Filter the records below and copy every line containing the word "page".

──────── DATA LISTING ────────

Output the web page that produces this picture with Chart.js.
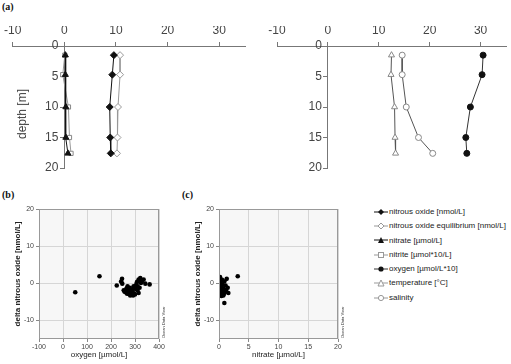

────────
──────── DATA LISTING ────────

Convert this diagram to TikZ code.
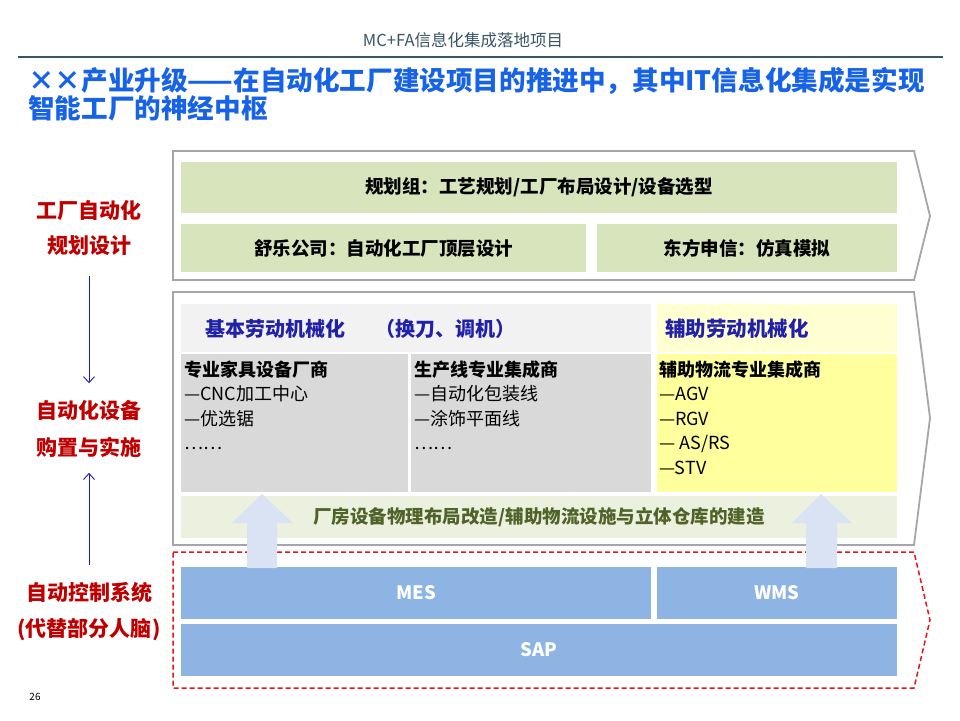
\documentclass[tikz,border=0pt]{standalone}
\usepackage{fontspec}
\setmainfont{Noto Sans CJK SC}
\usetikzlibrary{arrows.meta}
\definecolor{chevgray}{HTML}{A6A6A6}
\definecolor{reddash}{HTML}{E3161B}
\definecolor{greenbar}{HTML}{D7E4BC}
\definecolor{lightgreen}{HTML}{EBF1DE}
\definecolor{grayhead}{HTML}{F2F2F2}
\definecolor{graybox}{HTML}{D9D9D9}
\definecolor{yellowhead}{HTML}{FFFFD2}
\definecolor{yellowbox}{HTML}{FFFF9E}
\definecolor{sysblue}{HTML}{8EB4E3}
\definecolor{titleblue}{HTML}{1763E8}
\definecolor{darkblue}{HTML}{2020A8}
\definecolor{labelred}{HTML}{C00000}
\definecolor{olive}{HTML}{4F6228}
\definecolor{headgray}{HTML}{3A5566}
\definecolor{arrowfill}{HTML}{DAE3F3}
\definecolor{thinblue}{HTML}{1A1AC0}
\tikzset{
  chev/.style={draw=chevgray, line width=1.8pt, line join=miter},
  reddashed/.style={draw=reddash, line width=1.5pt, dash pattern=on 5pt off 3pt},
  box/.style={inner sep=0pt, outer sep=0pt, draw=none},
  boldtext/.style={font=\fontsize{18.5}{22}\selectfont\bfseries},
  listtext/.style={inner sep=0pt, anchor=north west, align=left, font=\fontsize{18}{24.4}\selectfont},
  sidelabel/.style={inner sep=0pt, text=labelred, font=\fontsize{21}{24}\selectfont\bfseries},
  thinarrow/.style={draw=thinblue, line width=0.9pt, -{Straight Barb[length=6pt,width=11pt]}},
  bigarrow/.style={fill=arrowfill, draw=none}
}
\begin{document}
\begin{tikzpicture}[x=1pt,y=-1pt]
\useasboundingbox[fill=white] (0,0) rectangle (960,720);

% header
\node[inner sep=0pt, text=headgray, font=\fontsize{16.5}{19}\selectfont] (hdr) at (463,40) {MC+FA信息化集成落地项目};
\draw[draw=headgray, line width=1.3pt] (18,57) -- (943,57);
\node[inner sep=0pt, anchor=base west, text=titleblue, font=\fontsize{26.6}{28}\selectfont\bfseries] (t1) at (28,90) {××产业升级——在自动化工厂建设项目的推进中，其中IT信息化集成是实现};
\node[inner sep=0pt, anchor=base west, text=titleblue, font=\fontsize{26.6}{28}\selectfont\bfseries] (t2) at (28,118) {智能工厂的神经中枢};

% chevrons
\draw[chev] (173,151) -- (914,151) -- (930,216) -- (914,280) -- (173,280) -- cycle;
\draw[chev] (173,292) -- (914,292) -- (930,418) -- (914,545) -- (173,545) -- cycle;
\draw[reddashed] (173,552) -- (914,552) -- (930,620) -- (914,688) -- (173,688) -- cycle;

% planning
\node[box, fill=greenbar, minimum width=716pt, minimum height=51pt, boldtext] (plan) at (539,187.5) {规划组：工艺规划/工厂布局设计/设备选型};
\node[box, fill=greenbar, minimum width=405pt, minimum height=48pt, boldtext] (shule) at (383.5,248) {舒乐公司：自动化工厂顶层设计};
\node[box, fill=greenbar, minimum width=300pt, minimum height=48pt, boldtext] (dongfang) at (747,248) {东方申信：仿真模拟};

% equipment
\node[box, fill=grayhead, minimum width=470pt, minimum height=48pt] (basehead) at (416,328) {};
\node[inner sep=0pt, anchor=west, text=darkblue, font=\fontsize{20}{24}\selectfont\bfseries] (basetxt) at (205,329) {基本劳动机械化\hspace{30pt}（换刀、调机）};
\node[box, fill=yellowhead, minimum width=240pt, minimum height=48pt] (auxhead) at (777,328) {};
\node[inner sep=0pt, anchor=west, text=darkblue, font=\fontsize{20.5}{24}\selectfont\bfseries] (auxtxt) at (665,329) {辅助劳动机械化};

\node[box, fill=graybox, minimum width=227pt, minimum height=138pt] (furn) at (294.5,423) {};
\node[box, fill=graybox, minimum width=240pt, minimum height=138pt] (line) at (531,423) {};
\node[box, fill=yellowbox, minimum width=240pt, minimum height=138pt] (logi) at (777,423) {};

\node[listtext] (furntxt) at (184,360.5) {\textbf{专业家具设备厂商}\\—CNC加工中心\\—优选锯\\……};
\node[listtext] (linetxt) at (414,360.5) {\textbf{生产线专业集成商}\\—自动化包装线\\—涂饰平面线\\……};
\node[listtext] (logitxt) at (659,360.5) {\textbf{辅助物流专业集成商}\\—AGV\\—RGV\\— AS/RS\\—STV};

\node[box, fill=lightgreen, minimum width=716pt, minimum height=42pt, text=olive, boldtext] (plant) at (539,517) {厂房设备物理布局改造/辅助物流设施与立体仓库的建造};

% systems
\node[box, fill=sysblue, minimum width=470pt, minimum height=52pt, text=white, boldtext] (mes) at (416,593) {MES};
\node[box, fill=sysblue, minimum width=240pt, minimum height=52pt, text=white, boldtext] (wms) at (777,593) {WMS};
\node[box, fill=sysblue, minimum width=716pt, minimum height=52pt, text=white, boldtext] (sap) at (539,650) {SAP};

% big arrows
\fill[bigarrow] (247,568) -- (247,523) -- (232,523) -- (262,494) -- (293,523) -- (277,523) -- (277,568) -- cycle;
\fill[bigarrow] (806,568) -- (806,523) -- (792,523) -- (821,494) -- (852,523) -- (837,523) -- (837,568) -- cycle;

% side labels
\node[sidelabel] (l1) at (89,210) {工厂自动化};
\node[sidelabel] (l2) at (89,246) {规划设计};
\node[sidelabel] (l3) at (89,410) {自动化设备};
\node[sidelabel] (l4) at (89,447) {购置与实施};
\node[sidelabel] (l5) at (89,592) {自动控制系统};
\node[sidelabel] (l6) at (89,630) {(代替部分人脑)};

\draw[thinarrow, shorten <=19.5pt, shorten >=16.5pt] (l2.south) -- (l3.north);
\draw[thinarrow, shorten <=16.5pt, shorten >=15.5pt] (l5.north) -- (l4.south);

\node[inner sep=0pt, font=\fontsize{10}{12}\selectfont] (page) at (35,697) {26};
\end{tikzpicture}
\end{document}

────────
──────── DATA LISTING ────────

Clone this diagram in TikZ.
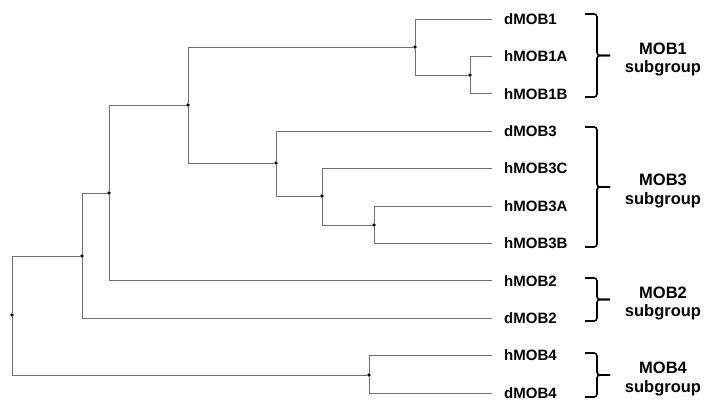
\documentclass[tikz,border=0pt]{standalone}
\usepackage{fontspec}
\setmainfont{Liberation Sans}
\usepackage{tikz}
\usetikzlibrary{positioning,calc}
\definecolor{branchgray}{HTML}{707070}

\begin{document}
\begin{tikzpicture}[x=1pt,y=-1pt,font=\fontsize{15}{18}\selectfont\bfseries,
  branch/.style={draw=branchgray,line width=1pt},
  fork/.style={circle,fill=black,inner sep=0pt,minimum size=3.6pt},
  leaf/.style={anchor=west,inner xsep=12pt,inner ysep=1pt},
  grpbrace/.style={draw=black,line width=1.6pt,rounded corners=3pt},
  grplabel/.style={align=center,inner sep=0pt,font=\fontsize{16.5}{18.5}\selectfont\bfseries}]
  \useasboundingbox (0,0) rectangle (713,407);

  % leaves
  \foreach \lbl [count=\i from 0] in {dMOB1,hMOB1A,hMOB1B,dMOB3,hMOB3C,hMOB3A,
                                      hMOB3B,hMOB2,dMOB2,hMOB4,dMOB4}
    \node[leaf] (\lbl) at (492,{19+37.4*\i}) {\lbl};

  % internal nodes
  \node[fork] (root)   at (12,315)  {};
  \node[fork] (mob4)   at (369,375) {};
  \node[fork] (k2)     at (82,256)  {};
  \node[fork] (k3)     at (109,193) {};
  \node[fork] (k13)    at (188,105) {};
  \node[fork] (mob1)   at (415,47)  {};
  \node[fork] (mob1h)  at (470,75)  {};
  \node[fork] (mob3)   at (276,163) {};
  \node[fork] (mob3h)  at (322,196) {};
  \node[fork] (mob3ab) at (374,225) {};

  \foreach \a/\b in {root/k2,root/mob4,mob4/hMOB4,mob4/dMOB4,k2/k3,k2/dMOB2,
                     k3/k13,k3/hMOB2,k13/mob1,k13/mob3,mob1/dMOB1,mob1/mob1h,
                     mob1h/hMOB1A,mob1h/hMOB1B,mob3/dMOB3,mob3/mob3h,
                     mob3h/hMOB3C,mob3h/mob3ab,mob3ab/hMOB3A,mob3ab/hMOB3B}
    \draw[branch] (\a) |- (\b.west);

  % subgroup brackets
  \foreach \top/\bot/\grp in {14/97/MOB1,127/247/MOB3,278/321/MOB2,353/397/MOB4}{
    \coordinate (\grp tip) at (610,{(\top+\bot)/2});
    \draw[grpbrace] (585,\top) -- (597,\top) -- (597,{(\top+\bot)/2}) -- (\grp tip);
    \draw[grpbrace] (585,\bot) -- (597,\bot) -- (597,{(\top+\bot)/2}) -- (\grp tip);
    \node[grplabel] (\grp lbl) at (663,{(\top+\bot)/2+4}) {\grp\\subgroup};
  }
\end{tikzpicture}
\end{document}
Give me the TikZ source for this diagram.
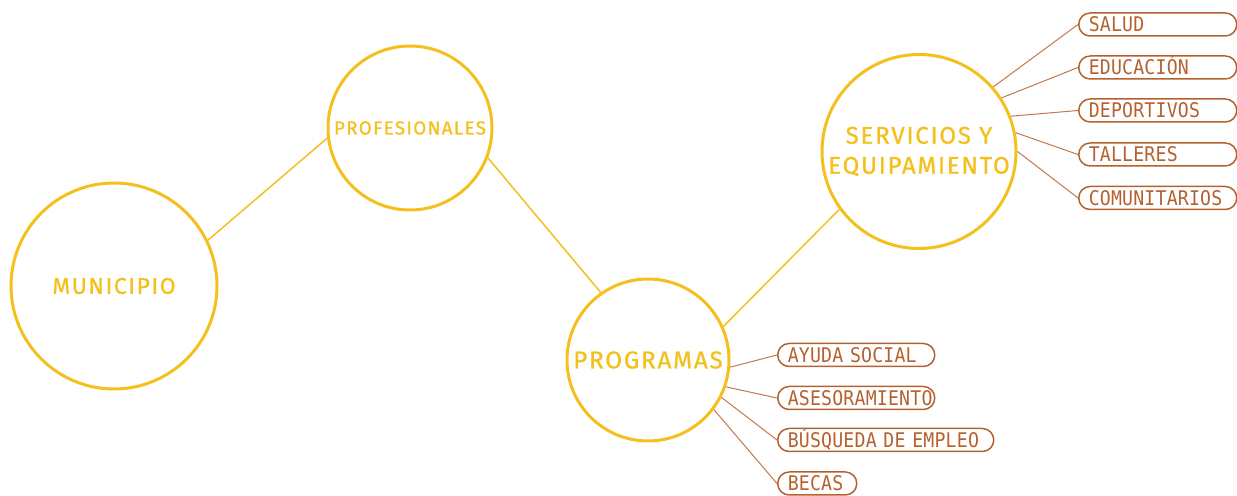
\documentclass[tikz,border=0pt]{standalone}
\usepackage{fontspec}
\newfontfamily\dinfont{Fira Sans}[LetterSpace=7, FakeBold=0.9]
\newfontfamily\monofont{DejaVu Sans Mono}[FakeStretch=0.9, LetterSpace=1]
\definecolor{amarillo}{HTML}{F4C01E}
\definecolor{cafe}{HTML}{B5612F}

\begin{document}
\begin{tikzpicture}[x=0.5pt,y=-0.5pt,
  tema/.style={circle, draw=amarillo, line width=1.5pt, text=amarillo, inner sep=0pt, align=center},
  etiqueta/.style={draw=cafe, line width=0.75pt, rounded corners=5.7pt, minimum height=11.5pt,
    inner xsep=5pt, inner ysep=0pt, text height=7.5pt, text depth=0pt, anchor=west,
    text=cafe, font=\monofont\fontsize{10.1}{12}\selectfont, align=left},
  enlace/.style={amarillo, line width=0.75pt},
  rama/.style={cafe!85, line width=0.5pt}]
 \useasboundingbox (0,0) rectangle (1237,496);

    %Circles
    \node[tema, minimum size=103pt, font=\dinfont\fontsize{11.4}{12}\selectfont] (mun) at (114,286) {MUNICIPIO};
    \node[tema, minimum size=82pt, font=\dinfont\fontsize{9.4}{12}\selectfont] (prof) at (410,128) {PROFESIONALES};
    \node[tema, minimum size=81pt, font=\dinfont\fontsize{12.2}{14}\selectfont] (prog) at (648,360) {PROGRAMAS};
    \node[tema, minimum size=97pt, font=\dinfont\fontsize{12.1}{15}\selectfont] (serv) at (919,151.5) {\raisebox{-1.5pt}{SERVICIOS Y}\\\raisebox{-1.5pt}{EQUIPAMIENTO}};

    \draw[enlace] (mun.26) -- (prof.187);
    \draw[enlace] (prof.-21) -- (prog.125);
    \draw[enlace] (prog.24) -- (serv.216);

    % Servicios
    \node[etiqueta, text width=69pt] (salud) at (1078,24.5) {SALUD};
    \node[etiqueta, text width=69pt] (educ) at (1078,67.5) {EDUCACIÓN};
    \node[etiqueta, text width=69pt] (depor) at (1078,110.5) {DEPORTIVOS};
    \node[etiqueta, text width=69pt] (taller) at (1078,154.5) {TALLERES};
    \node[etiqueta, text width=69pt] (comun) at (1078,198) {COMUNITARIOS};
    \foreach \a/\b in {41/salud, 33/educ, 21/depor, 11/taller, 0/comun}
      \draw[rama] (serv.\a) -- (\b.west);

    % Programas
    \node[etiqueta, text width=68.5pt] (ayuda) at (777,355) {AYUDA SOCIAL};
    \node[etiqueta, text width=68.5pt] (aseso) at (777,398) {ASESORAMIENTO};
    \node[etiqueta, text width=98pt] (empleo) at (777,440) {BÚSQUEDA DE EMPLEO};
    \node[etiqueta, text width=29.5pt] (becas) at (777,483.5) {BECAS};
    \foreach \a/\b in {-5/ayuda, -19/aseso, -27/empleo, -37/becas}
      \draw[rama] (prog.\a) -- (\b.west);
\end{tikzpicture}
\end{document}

────────

▸ **FULL RESPONSE**:
Output the web page that produces this picture with Chart.js.
\node[inner sep=0pt, font=\fontsize{10}{12}\selectfont] (page) at (35,697) {26};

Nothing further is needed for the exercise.